I do think the people who are against it are motivated by their own self interests (the Trammell Crow group, owners of the Anatole which stands to lose significant business when the Convention Center Hotel opens) and those whose vision is rather short-sighted. Opponents can drag out all the numbers they want to about the current state of the economy, the hotel business and the convention business, but 25 years from now I'm convinced everyone will be saying "Man, that convention center hotel was sure one swell idea that someone had."
What a lot of people (except Trammell Crow, of course) fail to realize is that a hotel of this nature is not just about booking rooms for those attending conventions at the adjacent convention center. Many, many conventions are too small to book a facility like the convention center -- they want a facility where they can go from their individual rooms to a large ballroom type facility without ever leaving the building. They also want decent food service and, oh, yes, television monitors, wireless Internet connectivity, blue ray DVD players, a Starbucks kiosk and all kinds of other goodies for their meetings.
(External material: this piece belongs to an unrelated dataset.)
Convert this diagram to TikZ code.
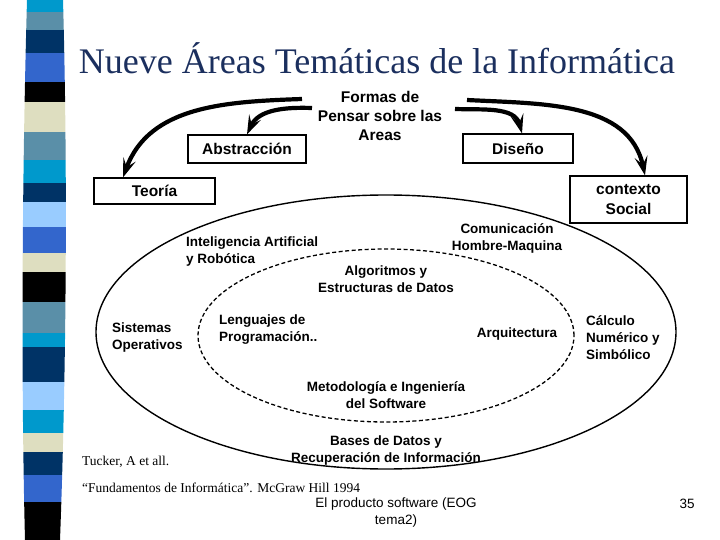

These types of conventions, which almost exclusively went to the Anatole, are now more likely to come to the downtown hotel because it's ... well ... downtown where there are far more transportation and entertainment options than exist at I-35E and Wycliff.
I have also noticed that all the other hotel operators in the downtown area favor the construction of the convention center hotel. I'm figuring they know more about this business than I and 99 percent of the hotel's critics. So when the stupid waste-of-time vote comes around next May, I'll be on the side that says "Let the dirt fly," but don't ask me to go to the mat on this one.